Australia on Thursday shelved plans to hold a referendum on formally recognising the country's Aborigines in the constitution, saying there was not enough public support for the move.
Prime Minister Julia Gillard described the vote as a "once in 50-year opportunity" when she first unveiled plans for the referendum in 2010, saying there was a rare moment of widespread public and parliamentary support.
Gillard had said the vote, which would have followed a historic 2008 government apology to Aboriginal Australians for wrongs committed since white settlement in 1788, could be held before or in conjunction with next year's national elections.
But Indigenous Affairs Minister Jenny Macklin said the plan had been shelved for two or three years due to a lack of community support, with the government instead set to pass a special "Act of Recognition".
"I understand that people are disappointed. I'm disappointed myself," said Macklin.

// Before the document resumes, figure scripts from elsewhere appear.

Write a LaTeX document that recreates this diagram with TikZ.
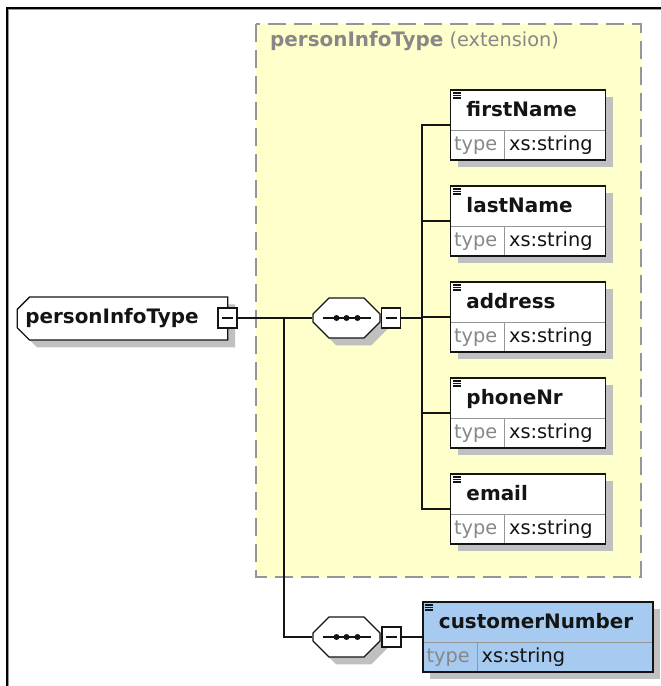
\documentclass[tikz,border=0pt]{standalone}
\usepackage{fontspec}
\setmainfont{DejaVu Sans}
\usepackage{tikz}
\usetikzlibrary{shapes.misc, shadows, positioning}
\definecolor{xsdyellow}{RGB}{255,255,204}
\definecolor{xsdblue}{RGB}{166,202,240}
\definecolor{xsdgray}{RGB}{150,150,150}
\definecolor{xsdtext}{RGB}{135,135,135}
\definecolor{xsdshadow}{RGB}{192,192,192}
\definecolor{xsdink}{RGB}{20,20,20}
\tikzset{
  boxshadow/.style={drop shadow={shadow xshift=0.22cm, shadow yshift=-0.22cm,
    fill=xsdshadow, opacity=1}},
  elem/.style={rectangle, draw=xsdink, fill=white, line width=1.1pt, boxshadow,
    inner xsep=0.48cm, inner ysep=0pt, text width=3.69cm, align=left,
    text height=0.78cm, text depth=1.32cm, text=xsdink,
    font=\bfseries\fontsize{17}{19}\selectfont,
    path picture={
      \draw[xsdgray, line width=0.8pt]
        ([yshift=0.9cm]path picture bounding box.south west) -- ([yshift=0.9cm]path picture bounding box.south east)
        ([xshift=1.62cm]path picture bounding box.south west) -- ([xshift=1.62cm, yshift=0.9cm]path picture bounding box.south west);
      \draw[xsdink, line width=0.9pt]
        ([xshift=0.07cm, yshift=-0.09cm]path picture bounding box.north west) -- ++(0.24cm,0)
        ([xshift=0.07cm, yshift=-0.165cm]path picture bounding box.north west) -- ++(0.24cm,0)
        ([xshift=0.07cm, yshift=-0.24cm]path picture bounding box.north west) -- ++(0.24cm,0);
    }},
  custelem/.style={elem, fill=xsdblue, text width=5.94cm},
  typetxt/.style={anchor=west, inner sep=0pt, text=xsdtext,
    font=\fontsize{16.5}{18}\selectfont},
  valtxt/.style={anchor=west, inner sep=0pt, text=xsdink,
    font=\fontsize{16.5}{18}\selectfont},
  rootnode/.style={chamfered rectangle, chamfered rectangle corners={north west, south west},
    chamfered rectangle xsep=0.24cm, draw=xsdink, fill=white, line width=1.1pt, boxshadow,
    minimum height=1.29cm, inner xsep=0pt, text width=5.83cm,
    align=left, text=xsdink, font=\bfseries\fontsize{17}{19}\selectfont},
  seqnode/.style={chamfered rectangle, chamfered rectangle xsep=0.24cm,
    chamfered rectangle ysep=0.24cm,
    draw=xsdink, fill=white, line width=1.1pt, boxshadow, inner sep=0pt,
    text width=1.53cm, text height=0.36cm, text depth=0.36cm,
    path picture={
      \draw[xsdink, line width=1.3pt]
        ([xshift=-0.72cm]path picture bounding box.center) -- ([xshift=0.72cm]path picture bounding box.center);
      \fill[xsdink] ([xshift=-0.3cm]path picture bounding box.center) circle (0.09cm)
        (path picture bounding box.center) circle (0.09cm)
        ([xshift=0.33cm]path picture bounding box.center) circle (0.09cm);
    }},
  minusbox/.style={rectangle, draw=xsdink, fill=white, line width=1.1pt, inner sep=0pt,
    minimum width=0.57cm, minimum height=0.6cm,
    path picture={
      \draw[xsdink, line width=1pt]
        ([xshift=0.12cm]path picture bounding box.west) -- ([xshift=-0.12cm]path picture bounding box.east);
    }},
  conn/.style={draw=xsdink, line width=1.1pt}
}

\begin{document}
\begin{tikzpicture}[x=0.03cm, y=-0.03cm]
  \useasboundingbox (0,0) rectangle (661,686);

  % Window frame
  \draw[line width=0.06cm] (6.5,686) -- (6.5,7.5) -- (661,7.5);
  \draw[xsdgray, line width=0.03cm] (8.8,686) -- (8.8,9.8) -- (661,9.8);

  % Extension area
  \draw[draw=xsdgray, fill=xsdyellow, line width=0.06cm, dash pattern=on 0.54cm off 0.24cm]
    (256,24) rectangle (641,577);
  \node[anchor=base west, inner sep=0pt, text=xsdtext, font=\fontsize{16.5}{18}\selectfont]
    (exttitle) at (270,46) {{\bfseries\fontsize{17}{19}\selectfont personInfoType} (extension)};

  % Root type
  \node[rootnode] (root) at (122.5,318.5) {personInfoType};
  \node[minusbox] (rootmin) at (227.5,318) {};

  % Sequence compositors
  \node[seqnode] (seq1) at (346.5,318) {};
  \node[minusbox] (seq1min) at (391,318) {};
  \node[seqnode] (seq2) at (346.5,637) {};
  \node[minusbox] (seq2min) at (391.5,637) {};

  % Elements of the extension
  \node[elem] (fn) at (528,125) {firstName};
  \node[typetxt] (fntype) at ([xshift=0.12cm, yshift=0.45cm]fn.south west) {type};
  \node[valtxt] (fnval) at ([xshift=1.77cm, yshift=0.45cm]fn.south west) {xs:string};

  \node[elem] (ln) at (528,221) {lastName};
  \node[typetxt] (lntype) at ([xshift=0.12cm, yshift=0.45cm]ln.south west) {type};
  \node[valtxt] (lnval) at ([xshift=1.77cm, yshift=0.45cm]ln.south west) {xs:string};

  \node[elem] (ad) at (528,317) {address};
  \node[typetxt] (adtype) at ([xshift=0.12cm, yshift=0.45cm]ad.south west) {type};
  \node[valtxt] (adval) at ([xshift=1.77cm, yshift=0.45cm]ad.south west) {xs:string};

  \node[elem] (ph) at (528,413) {phoneNr};
  \node[typetxt] (phtype) at ([xshift=0.12cm, yshift=0.45cm]ph.south west) {type};
  \node[valtxt] (phval) at ([xshift=1.77cm, yshift=0.45cm]ph.south west) {xs:string};

  \node[elem] (em) at (528,509) {email};
  \node[typetxt] (emtype) at ([xshift=0.12cm, yshift=0.45cm]em.south west) {type};
  \node[valtxt] (emval) at ([xshift=1.77cm, yshift=0.45cm]em.south west) {xs:string};

  % Added element
  \node[custelem] (cn) at (538,637) {customerNumber};
  \node[typetxt] (cntype) at ([xshift=0.12cm, yshift=0.45cm]cn.south west) {type};
  \node[valtxt] (cnval) at ([xshift=1.77cm, yshift=0.45cm]cn.south west) {xs:string};

  % Connectors
  \coordinate (split) at (284,318);
  \coordinate (bus) at (422,318);
  \draw[conn] (rootmin.east) -- (seq1.west);
  \draw[conn] (split) |- (seq2.west);
  \draw[conn] (seq1min.east) -- (bus);
  \draw[conn] (fn.west) -| (bus) |- (em.west);
  \draw[conn] (ln.west) -- (ln.west -| bus);
  \draw[conn] (ad.west) -- (ad.west -| bus);
  \draw[conn] (ph.west) -- (ph.west -| bus);
  \draw[conn] (seq2min.east) -- (cn.west);
\end{tikzpicture}
\end{document}
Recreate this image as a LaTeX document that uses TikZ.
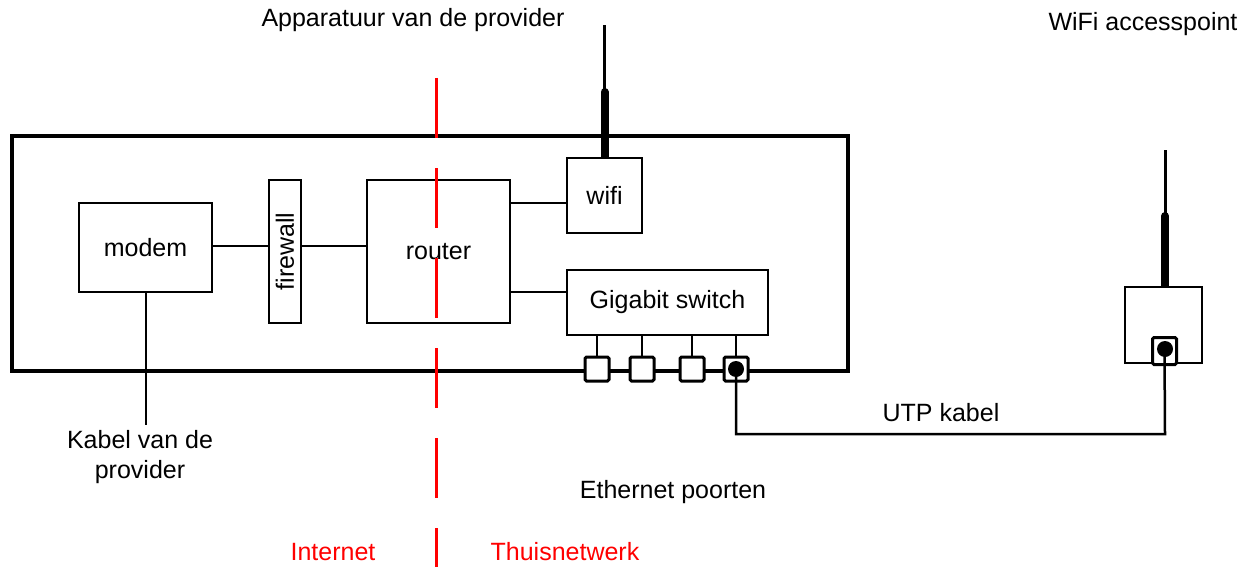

"All of us would like to see the recognition of indigenous Australians in the constitution as soon as possible, but nobody wants it to fail, most of all indigenous Australians," the minister added.
"I think we also have to acknowledge that there isn't the community awareness for a change to the constitution."
Macklin said it could take several years to gather enough support.
Australia has not held a referendum since 1999, when a move to become a republic was rejected.
In 44 referendums since 1901, only eight have been passed, including a resoundingly successful 1967 vote on counting Aboriginal Australians as part of the population.
Macklin said the Act of Recognition would address the recommendations of an expert panel into the proposed referendum in the interim.
They included recognising Aboriginal and Torres Strait Islander peoples as Australia's original inhabitants and acknowledging the need to secure the advancement of these groups, the nation's most disadvantaged minority.
Once thought to number more than one million, Aborigines now account for just 470 000 out of a population of 22 million, and suffer disproportionately high rates of disease, imprisonment and unemployment.
Aboriginal men have a life expectancy 11.5 years shorter than their non-Aboriginal counterparts. Aboriginal women die 9.7 years sooner than non-Aboriginal women.